*REQUIRED WORK:* Take the material below and retype it in full; pictures are left out.

*DATA:*
* start *

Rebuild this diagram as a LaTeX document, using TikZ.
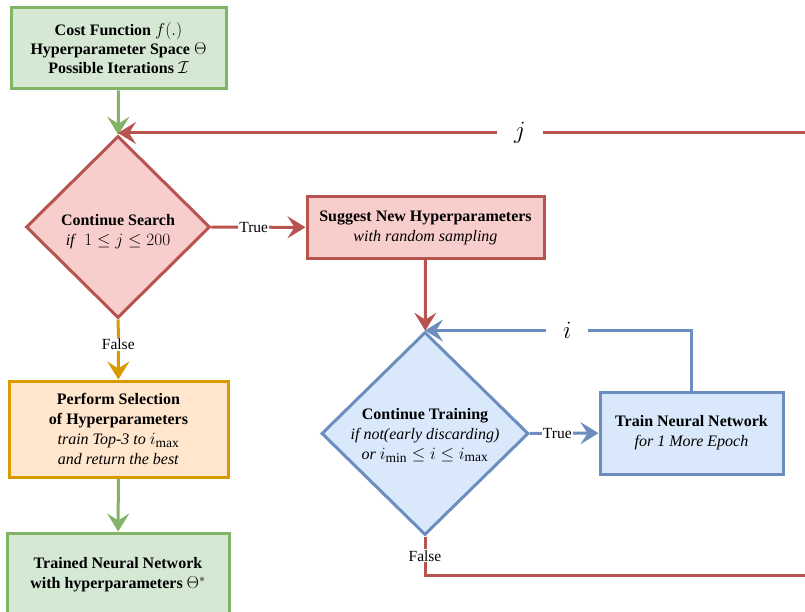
\documentclass[tikz,border=0pt]{standalone}
\usepackage{fontspec}
\setmainfont{Liberation Serif}
\usetikzlibrary{arrows.meta,shapes.geometric}
\DeclareMathSizes{16}{17.5}{13}{10}
\definecolor{gfill}{HTML}{D5E8D4}\definecolor{gline}{HTML}{82B366}
\definecolor{rfill}{HTML}{F8CECC}\definecolor{rline}{HTML}{B85450}
\definecolor{ofill}{HTML}{FFE6CC}\definecolor{oline}{HTML}{D79B00}
\definecolor{bfill}{HTML}{DAE8FC}\definecolor{bline}{HTML}{6C8EBF}
\newcommand{\subtxt}[1]{\mbox{\fontsize{13.5}{13.5}\selectfont$\mathrm{#1}$}}
\begin{document}
\begin{tikzpicture}[x=1pt,y=-1pt,
  every node/.style={font=\fontsize{16}{20}\selectfont, align=center, text=black},
  basebox/.style={draw, line width=3pt, rectangle, inner sep=2pt},
  greenbox/.style={basebox, draw=gline, fill=gfill},
  redbox/.style={basebox, draw=rline, fill=rfill},
  orangebox/.style={basebox, draw=oline, fill=ofill},
  bluebox/.style={basebox, draw=bline, fill=bfill},
  reddiamond/.style={diamond, draw=rline, fill=rfill, line width=3pt, inner sep=0pt, aspect=1},
  bluediamond/.style={diamond, draw=bline, fill=bfill, line width=3pt, inner sep=0pt, aspect=1},
  conn/.style={line width=3pt},
  arr/.style={conn, -{Stealth[length=18pt,width=22pt,inset=7pt]}},
  lbl/.style={fill=white, inner sep=1pt, font=\fontsize{15.5}{15.5}\selectfont},
  varlbl/.style={fill=white, inner xsep=17pt, inner ysep=4pt, font=\fontsize{24}{24}\selectfont},
]
\useasboundingbox (0,0) rectangle (805,612);

\node[greenbox, minimum width=215pt, minimum height=81pt] (input) at (118.5,48.5)
  {\textbf{Cost Function} $f(.)$\\[-1pt]\textbf{Hyperparameter Space} $\Theta$\\[-1pt]\textbf{Possible Iterations} $\mathcal{I}$};

\node[reddiamond, minimum width=184pt, minimum height=182pt] (search) at (118,227)
  {\raisebox{-9pt}[0pt][0pt]{\parbox{150pt}{\centering\textbf{Continue Search}\\\textit{if}\ \ $1\le j\le 200$}}};

\node[redbox, minimum width=237pt, minimum height=61pt] (suggest) at (425.5,227.5)
  {\textbf{Suggest New Hyperparameters}\\\textit{with random sampling}};

\node[bluediamond, minimum width=207pt, minimum height=203pt] (training) at (425,433.5)
  {\raisebox{-6pt}[0pt][0pt]{\parbox{190pt}{\centering\textbf{Continue Training}\\\textit{if not(early discarding)}\\\textit{or} $i_{\subtxt{min}}\le i\le i_{\subtxt{max}}$}}};

\node[bluebox, minimum width=183pt, minimum height=82pt] (train) at (691.5,433)
  {\textbf{Train Neural Network}\\\textit{for 1 More Epoch}};

\node[orangebox, minimum width=219pt, minimum height=96pt] (select) at (118.5,429)
  {\textbf{Perform Selection}\\\textbf{of Hyperparameters}\\\textit{train Top-3 to} $i_{\subtxt{max}}$\\\textit{and return the best}};

\node[greenbox, minimum width=222pt, minimum height=84pt] (result) at (118,575)
  {\textbf{Trained Neural Network}\\\textbf{with hyperparameters} $\Theta^{*}$};

\coordinate (jin) at (805,133);
\coordinate (fout) at (805,575);

\draw[arr, gline] (input) -- (search);
\draw[arr, rline] (jin) -- node[pos=0.415, varlbl]{$j$} (jin -| search.north);
\draw[arr, rline] (search) -- node[lbl, pos=0.45]{True} (suggest);
\draw[arr, oline] (search) -- node[lbl, pos=0.42]{False} (select);
\draw[arr, gline] (select) -- (result);
\draw[arr, rline] (suggest) -- (training);
\draw[arr, bline] (training) -- node[lbl, pos=0.4]{True} (train);
\draw[arr, bline] (train.north) |- node[pos=0.733, varlbl]{$i$} (training.north);
\draw[conn, rline] (training.south) |- node[pos=0.25, lbl]{False} (fout);
\end{tikzpicture}
\end{document}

* end *

*THE ANSWER:*
Rebuild this diagram as a LaTeX document, using TikZ.
\documentclass[tikz,border=0pt]{standalone}
\usepackage{fontspec}
\setmainfont{Liberation Serif}
\usetikzlibrary{arrows.meta,shapes.geometric}
\DeclareMathSizes{16}{17.5}{13}{10}
\definecolor{gfill}{HTML}{D5E8D4}\definecolor{gline}{HTML}{82B366}
\definecolor{rfill}{HTML}{F8CECC}\definecolor{rline}{HTML}{B85450}
\definecolor{ofill}{HTML}{FFE6CC}\definecolor{oline}{HTML}{D79B00}
\definecolor{bfill}{HTML}{DAE8FC}\definecolor{bline}{HTML}{6C8EBF}
\newcommand{\subtxt}[1]{\mbox{\fontsize{13.5}{13.5}\selectfont$\mathrm{#1}$}}
\begin{document}
\begin{tikzpicture}[x=1pt,y=-1pt,
  every node/.style={font=\fontsize{16}{20}\selectfont, align=center, text=black},
  basebox/.style={draw, line width=3pt, rectangle, inner sep=2pt},
  greenbox/.style={basebox, draw=gline, fill=gfill},
  redbox/.style={basebox, draw=rline, fill=rfill},
  orangebox/.style={basebox, draw=oline, fill=ofill},
  bluebox/.style={basebox, draw=bline, fill=bfill},
  reddiamond/.style={diamond, draw=rline, fill=rfill, line width=3pt, inner sep=0pt, aspect=1},
  bluediamond/.style={diamond, draw=bline, fill=bfill, line width=3pt, inner sep=0pt, aspect=1},
  conn/.style={line width=3pt},
  arr/.style={conn, -{Stealth[length=18pt,width=22pt,inset=7pt]}},
  lbl/.style={fill=white, inner sep=1pt, font=\fontsize{15.5}{15.5}\selectfont},
  varlbl/.style={fill=white, inner xsep=17pt, inner ysep=4pt, font=\fontsize{24}{24}\selectfont},
]
\useasboundingbox (0,0) rectangle (805,612);

\node[greenbox, minimum width=215pt, minimum height=81pt] (input) at (118.5,48.5)
  {\textbf{Cost Function} $f(.)$\\[-1pt]\textbf{Hyperparameter Space} $\Theta$\\[-1pt]\textbf{Possible Iterations} $\mathcal{I}$};

\node[reddiamond, minimum width=184pt, minimum height=182pt] (search) at (118,227)
  {\raisebox{-9pt}[0pt][0pt]{\parbox{150pt}{\centering\textbf{Continue Search}\\\textit{if}\ \ $1\le j\le 200$}}};

\node[redbox, minimum width=237pt, minimum height=61pt] (suggest) at (425.5,227.5)
  {\textbf{Suggest New Hyperparameters}\\\textit{with random sampling}};

\node[bluediamond, minimum width=207pt, minimum height=203pt] (training) at (425,433.5)
  {\raisebox{-6pt}[0pt][0pt]{\parbox{190pt}{\centering\textbf{Continue Training}\\\textit{if not(early discarding)}\\\textit{or} $i_{\subtxt{min}}\le i\le i_{\subtxt{max}}$}}};

\node[bluebox, minimum width=183pt, minimum height=82pt] (train) at (691.5,433)
  {\textbf{Train Neural Network}\\\textit{for 1 More Epoch}};

\node[orangebox, minimum width=219pt, minimum height=96pt] (select) at (118.5,429)
  {\textbf{Perform Selection}\\\textbf{of Hyperparameters}\\\textit{train Top-3 to} $i_{\subtxt{max}}$\\\textit{and return the best}};

\node[greenbox, minimum width=222pt, minimum height=84pt] (result) at (118,575)
  {\textbf{Trained Neural Network}\\\textbf{with hyperparameters} $\Theta^{*}$};

\coordinate (jin) at (805,133);
\coordinate (fout) at (805,575);

\draw[arr, gline] (input) -- (search);
\draw[arr, rline] (jin) -- node[pos=0.415, varlbl]{$j$} (jin -| search.north);
\draw[arr, rline] (search) -- node[lbl, pos=0.45]{True} (suggest);
\draw[arr, oline] (search) -- node[lbl, pos=0.42]{False} (select);
\draw[arr, gline] (select) -- (result);
\draw[arr, rline] (suggest) -- (training);
\draw[arr, bline] (training) -- node[lbl, pos=0.4]{True} (train);
\draw[arr, bline] (train.north) |- node[pos=0.733, varlbl]{$i$} (training.north);
\draw[conn, rline] (training.south) |- node[pos=0.25, lbl]{False} (fout);
\end{tikzpicture}
\end{document}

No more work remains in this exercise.